→ Goal of the exercise
Return only those lines from the line containing "Clone this chart in matplotlib." to the line containing "fig = plt.figure(figsize=(8.16, 5.4), dpi=100, facecolor=bg)", both included, and please omit the pictures.

[Data entries]
— start —

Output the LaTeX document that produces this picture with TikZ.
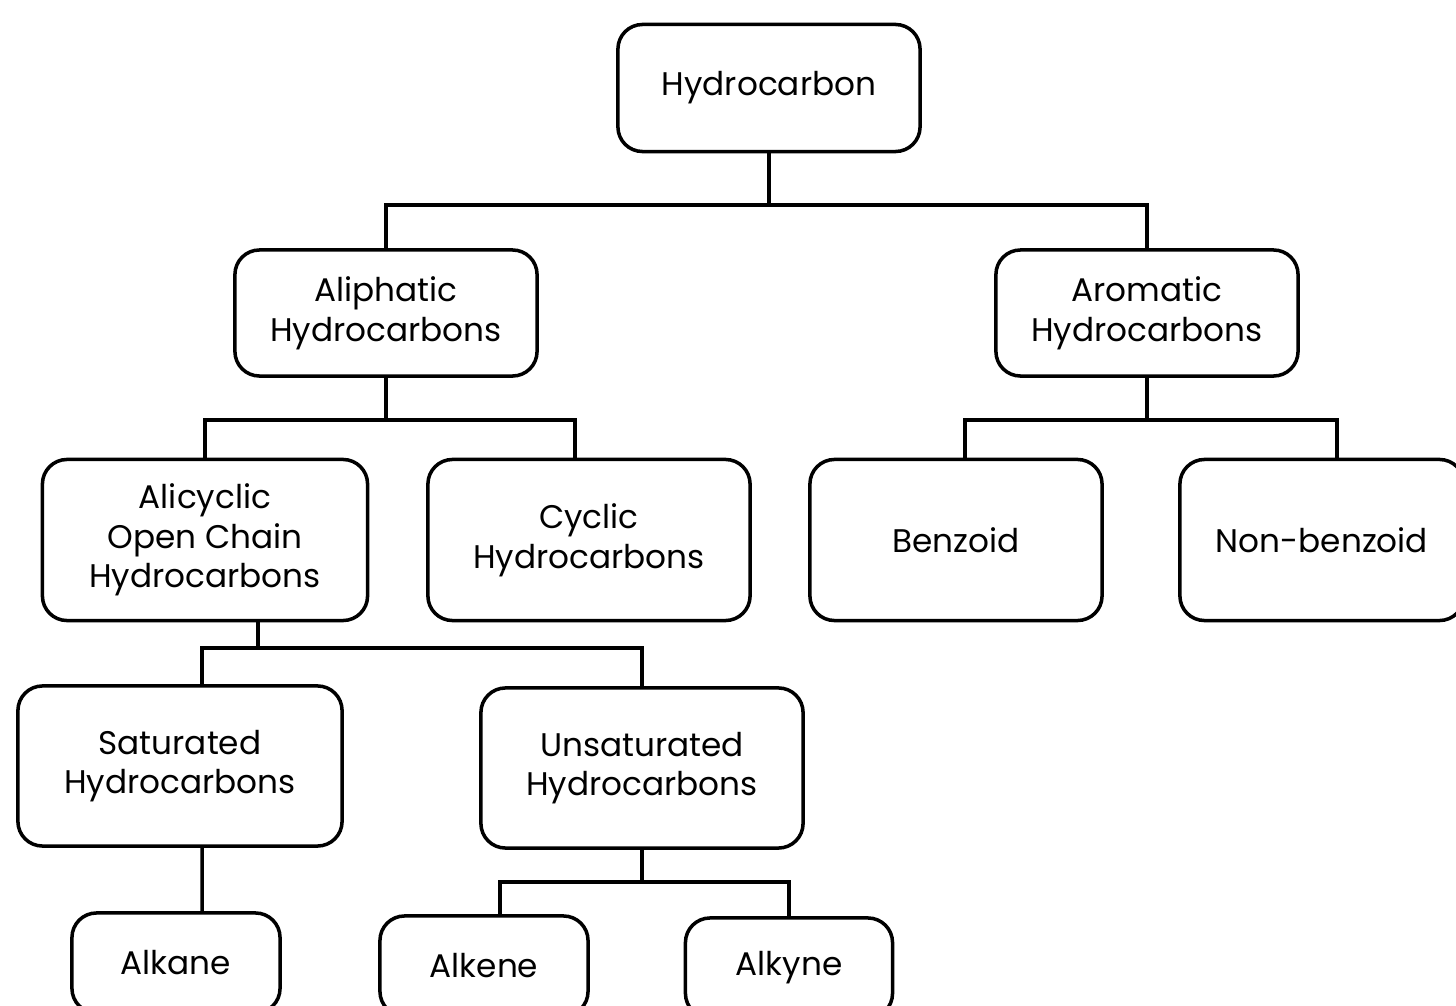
\documentclass[tikz,border=0pt]{standalone}
\usepackage{fontspec}
\setmainfont{Poppins}
\tikzset{
  box/.style  = {draw, line width=1pt, rounded corners=7pt, align=center,
                 inner sep=0pt, fill=white,
                 font=\fontsize{9.3}{11.3}\selectfont},
  link/.style = {line width=1pt}
}

\begin{document}
\begin{tikzpicture}[x=0.01cm, y=-0.01cm]
	\useasboundingbox (0,0) rectangle (1456,1006);
	\fill[white] (0,0) rectangle (1456,1006);
	
	% Boxes
	\node[box, minimum width=3.02cm, minimum height=1.27cm] (hc)     at (769,88)  {Hydrocarbon};
	\node[box, minimum width=3.02cm, minimum height=1.26cm] (aliph)  at (386,313) {Aliphatic\\Hydrocarbons};
	\node[box, minimum width=3.02cm, minimum height=1.26cm] (arom)   at (1147,313) {Aromatic\\Hydrocarbons};
	\node[box, minimum width=3.25cm, minimum height=1.61cm] (acyc)   at (205,540) {Alicyclic\\Open Chain\\Hydrocarbons};
	\node[box, minimum width=3.22cm, minimum height=1.61cm] (cyc)    at (589,540) {Cyclic\\Hydrocarbons};
	\node[box, minimum width=2.92cm, minimum height=1.61cm] (benz)   at (956,540) {Benzoid};
	\node[box, minimum width=2.84cm, minimum height=1.61cm] (nbenz)  at (1322,540) {Non-benzoid};
	\node[box, minimum width=3.24cm, minimum height=1.60cm] (sat)    at (180,766) {Saturated\\Hydrocarbons};
	\node[box, minimum width=3.22cm, minimum height=1.60cm] (unsat)  at (642,768) {Unsaturated\\Hydrocarbons};
	\node[box, minimum width=2.08cm, minimum height=1.00cm] (alkane) at (176,963) {Alkane};
	\node[box, minimum width=2.08cm, minimum height=1.00cm] (alkene) at (484,966) {Alkene};
	\node[box, minimum width=2.07cm, minimum height=1.00cm] (alkyne) at (789,968) {Alkyne};
	
	% Junctions
	\coordinate (j1) at (769,205);
	\coordinate (j2) at (386,420);
	\coordinate (j3) at (1147,420);
	\coordinate (j4) at (258,648);
	\coordinate (j5) at (642,882);
	
	% Connectors
	\draw[link] (hc.south) -- (j1);
	\draw[link] (aliph.north) |- (j1) -| (arom.north);
	\draw[link] (aliph.south) -- (j2);
	\draw[link] (acyc.north) |- (j2) -| ([xshift=-0.14cm]cyc.north);
	\draw[link] (arom.south) -- (j3);
	\draw[link] ([xshift=0.09cm]benz.north) |- (j3) -| ([xshift=0.15cm]nbenz.north);
	\draw[link] (j4) -- (j4 |- acyc.south);
	\draw[link] ([xshift=0.22cm]sat.north) |- (j4) -| (unsat.north);
	\draw[link] ([xshift=0.22cm]sat.south) -- ([xshift=0.26cm]alkane.north);
	\draw[link] (unsat.south) -- (j5);
	\draw[link] ([xshift=0.16cm]alkene.north) |- (j5) -| (alkyne.north);

\end{tikzpicture}
\end{document}
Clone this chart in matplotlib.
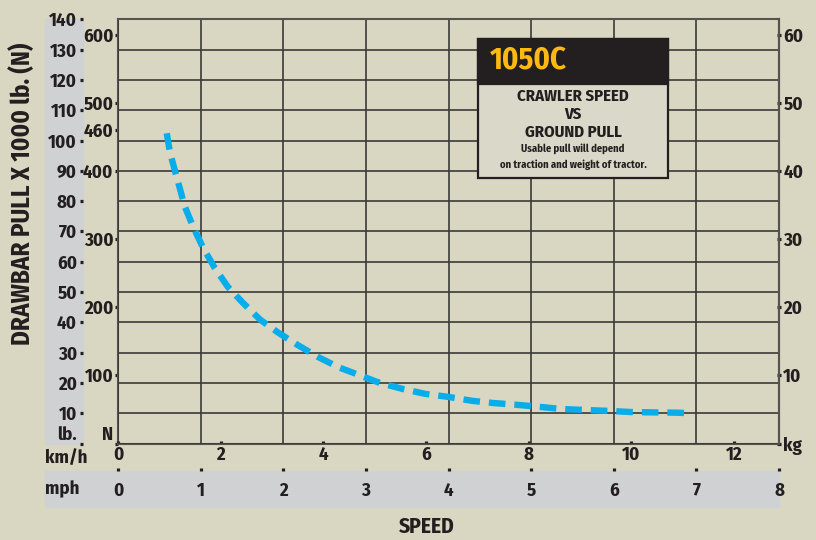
import numpy as np
import matplotlib
matplotlib.use("Agg")
from matplotlib import pyplot as plt
from matplotlib.patches import Rectangle

# =============================================================================
# data
# =============================================================================
speed_mph = [0.59, 0.63, 0.73, 0.81, 0.91, 1.03, 1.17, 1.33, 1.51, 1.72, 1.94,
             2.17, 2.42, 2.66, 2.91, 3.17, 3.45, 3.72, 4.00, 4.29, 4.54, 4.83,
             5.11, 5.38, 5.65, 5.93, 6.22, 6.48, 6.77, 6.85]
pull_klb = [102.4, 95.9, 86.0, 78.1, 71.5, 64.6, 58.0, 51.7, 46.5, 40.9, 36.6,
            32.6, 28.6, 25.3, 22.7, 20.0, 18.0, 16.4, 15.4, 14.1, 13.4, 12.8,
            12.1, 11.4, 11.1, 10.8, 10.4, 10.3, 10.2, 10.1]

lb_ticks = list(range(0, 150, 10))
lb_labels = ["lb."] + [str(v) for v in lb_ticks[1:]]
n_ticks = [0, 100, 200, 300, 400, 460, 500, 600]
n_labels = ["N", "100", "200", "300", "400", "460", "500", "600"]
kg_ticks = [0, 10, 20, 30, 40, 50, 60]
kg_labels = ["kg", "10", "20", "30", "40", "50", "60"]
kmh_ticks = [0, 2, 4, 6, 8, 10, 12]
mph_ticks = [0, 1, 2, 3, 4, 5, 6, 7, 8]

model = "1050C"
box_lines = ["CRAWLER SPEED", "VS", "GROUND PULL"]
box_note = ["Usable pull will depend", "on traction and weight of tractor."]

# =============================================================================
# style
# =============================================================================
plt.rcParams['font.family'] = ['Fira Sans Condensed', 'DejaVu Sans']
plt.rcParams['font.weight'] = 'bold'
bg = '#d9d6c2'
band = '#d0d1d3'
ink = '#231f20'
W, H = 816, 540

def fx(px):
    return px / W

def fy(py):
    return 1 - py / H

fig = plt.figure(figsize=(8.16, 5.4), dpi=100, facecolor=bg)

# grey bands behind the lb and mph scales
fig.patches.append(Rectangle((fx(45), fy(443.6)), fx(83) - fx(45), fy(19.3) - fy(443.6),
                             transform=fig.transFigure, color=band, zorder=-5))
fig.patches.append(Rectangle((fx(45), fy(507)), fx(779) - fx(45), fy(471) - fy(507),
                             transform=fig.transFigure, color=band, zorder=-5))

ax = fig.add_axes([fx(118), fy(443.6), fx(779) - fx(118), fy(19.3) - fy(443.6)])
ax.set_facecolor(bg)
ax.set_xlim(0, 8)
ax.set_ylim(0, 140)

ax.plot(speed_mph, pull_klb, color='#08ade9', lw=4.6, dashes=(2.6, 1.4),
        solid_capstyle='butt', dash_capstyle='butt', zorder=5)

ax.grid(True, color='#3b3936', lw=1.2, zorder=1)
ax.set_axisbelow(True)

dot = dict(length=2.3, width=2.3, color=ink, labelsize=13.5, labelcolor=ink)

# main y: lb scale, out on the grey band
ax.spines['left'].set_position(('outward', 25.2))
ax.spines['left'].set_visible(False)
ax.set_yticks(lb_ticks)
ax.set_yticklabels(lb_labels)
ax.tick_params(axis='y', direction='out', pad=2, **dot)
ax.get_yticklabels()[0].set_va('bottom')

# main x: mph scale, on the lower grey band
ax.spines['bottom'].set_position(('outward', 19.5))
ax.spines['bottom'].set_visible(False)
ax.set_xticks(mph_ticks)
ax.tick_params(axis='x', direction='in', pad=8, **dot)

for s in ['top', 'right']:
    ax.spines[s].set_color('#555350')
    ax.spines[s].set_linewidth(1.5)

# N scale on the frame
ax_n = ax.secondary_yaxis('left', functions=(lambda v: v * 4.448, lambda v: v / 4.448))
ax_n.set_yticks(n_ticks)
ax_n.set_yticklabels(n_labels)
ax_n.tick_params(direction='out', pad=1, **dot)
ax_n.spines['left'].set_color('#555350')
ax_n.spines['left'].set_linewidth(1.5)
ax_n.get_yticklabels()[0].set_va('bottom')

# kg scale on the right
ax_kg = ax.secondary_yaxis('right', functions=(lambda v: v * 0.4448, lambda v: v / 0.4448))
ax_kg.set_yticks(kg_ticks)
ax_kg.set_yticklabels(kg_labels)
ax_kg.tick_params(direction='inout', pad=2, **dot)
ax_kg.spines['right'].set_color('#555350')
ax_kg.spines['right'].set_linewidth(1.5)

# km/h scale on the frame
ax_k = ax.secondary_xaxis('bottom', functions=(lambda v: v * 1.609344, lambda v: v / 1.609344))
ax_k.set_xticks(kmh_ticks)
ax_k.tick_params(direction='in', pad=1.5, **dot)
ax_k.spines['bottom'].set_color('#555350')
ax_k.spines['bottom'].set_linewidth(1.5)

# row labels
fig.text(fx(45), fy(458), "km/h", ha='left', va='center', fontsize=13.5, color=ink)
fig.text(fx(45), fy(489), "mph", ha='left', va='center', fontsize=13.5, color=ink)

fig.text(fx(22), fy(194), "DRAWBAR PULL X 1000 lb. (N)", rotation=90,
         ha='center', va='center', fontsize=18, color=ink)
fig.text(fx(427), fy(527), "SPEED", ha='center', va='center', fontsize=15.5, color=ink)

# =============================================================================
# info box
# =============================================================================
bx0, bx1, by0, by1, bh = 478, 668, 39, 178, 84
fig.patches.append(Rectangle((fx(bx0), fy(by1)), fx(bx1) - fx(bx0), fy(by0) - fy(by1),
                             transform=fig.transFigure, facecolor='#dad8c8',
                             edgecolor=ink, lw=1.6, zorder=6))
fig.patches.append(Rectangle((fx(bx0), fy(bh)), fx(bx1) - fx(bx0), fy(by0) - fy(bh),
                             transform=fig.transFigure, facecolor=ink,
                             edgecolor=ink, lw=1.6, zorder=7))
fig.text(fx(490), fy(61.5), model, ha='left', va='center', fontsize=22,
         color='#fdb813', zorder=8)
for txt, yy in zip(box_lines, [96, 114, 132]):
    fig.text(fx(573), fy(yy), txt, ha='center', va='center', fontsize=12,
             color=ink, zorder=8)
for txt, yy in zip(box_note, [148.5, 164.5]):
    fig.text(fx(573), fy(yy), txt, ha='center', va='center', fontsize=7.6,
             color=ink, zorder=8)

fig.savefig('out.png', dpi=100, facecolor=bg)
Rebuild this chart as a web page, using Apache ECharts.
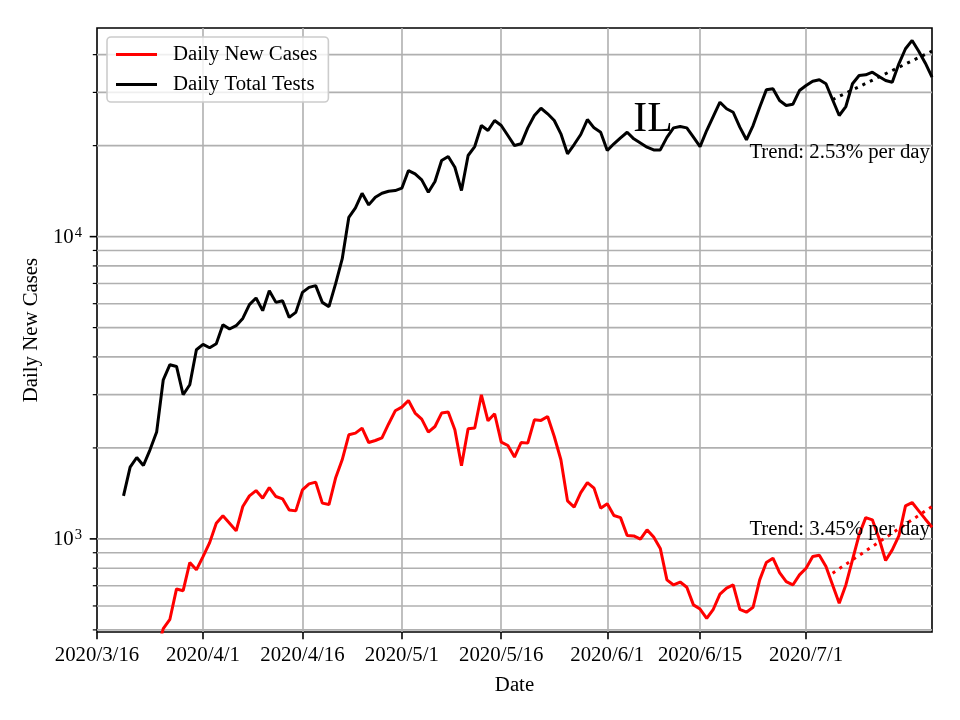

— end —

→ Answer to this problem
Clone this chart in matplotlib.
import numpy as np
import matplotlib
matplotlib.use("Agg")
from matplotlib import pyplot as plt
from matplotlib.patches import Rectangle

# =============================================================================
# data
# =============================================================================
speed_mph = [0.59, 0.63, 0.73, 0.81, 0.91, 1.03, 1.17, 1.33, 1.51, 1.72, 1.94,
             2.17, 2.42, 2.66, 2.91, 3.17, 3.45, 3.72, 4.00, 4.29, 4.54, 4.83,
             5.11, 5.38, 5.65, 5.93, 6.22, 6.48, 6.77, 6.85]
pull_klb = [102.4, 95.9, 86.0, 78.1, 71.5, 64.6, 58.0, 51.7, 46.5, 40.9, 36.6,
            32.6, 28.6, 25.3, 22.7, 20.0, 18.0, 16.4, 15.4, 14.1, 13.4, 12.8,
            12.1, 11.4, 11.1, 10.8, 10.4, 10.3, 10.2, 10.1]

lb_ticks = list(range(0, 150, 10))
lb_labels = ["lb."] + [str(v) for v in lb_ticks[1:]]
n_ticks = [0, 100, 200, 300, 400, 460, 500, 600]
n_labels = ["N", "100", "200", "300", "400", "460", "500", "600"]
kg_ticks = [0, 10, 20, 30, 40, 50, 60]
kg_labels = ["kg", "10", "20", "30", "40", "50", "60"]
kmh_ticks = [0, 2, 4, 6, 8, 10, 12]
mph_ticks = [0, 1, 2, 3, 4, 5, 6, 7, 8]

model = "1050C"
box_lines = ["CRAWLER SPEED", "VS", "GROUND PULL"]
box_note = ["Usable pull will depend", "on traction and weight of tractor."]

# =============================================================================
# style
# =============================================================================
plt.rcParams['font.family'] = ['Fira Sans Condensed', 'DejaVu Sans']
plt.rcParams['font.weight'] = 'bold'
bg = '#d9d6c2'
band = '#d0d1d3'
ink = '#231f20'
W, H = 816, 540

def fx(px):
    return px / W

def fy(py):
    return 1 - py / H

fig = plt.figure(figsize=(8.16, 5.4), dpi=100, facecolor=bg)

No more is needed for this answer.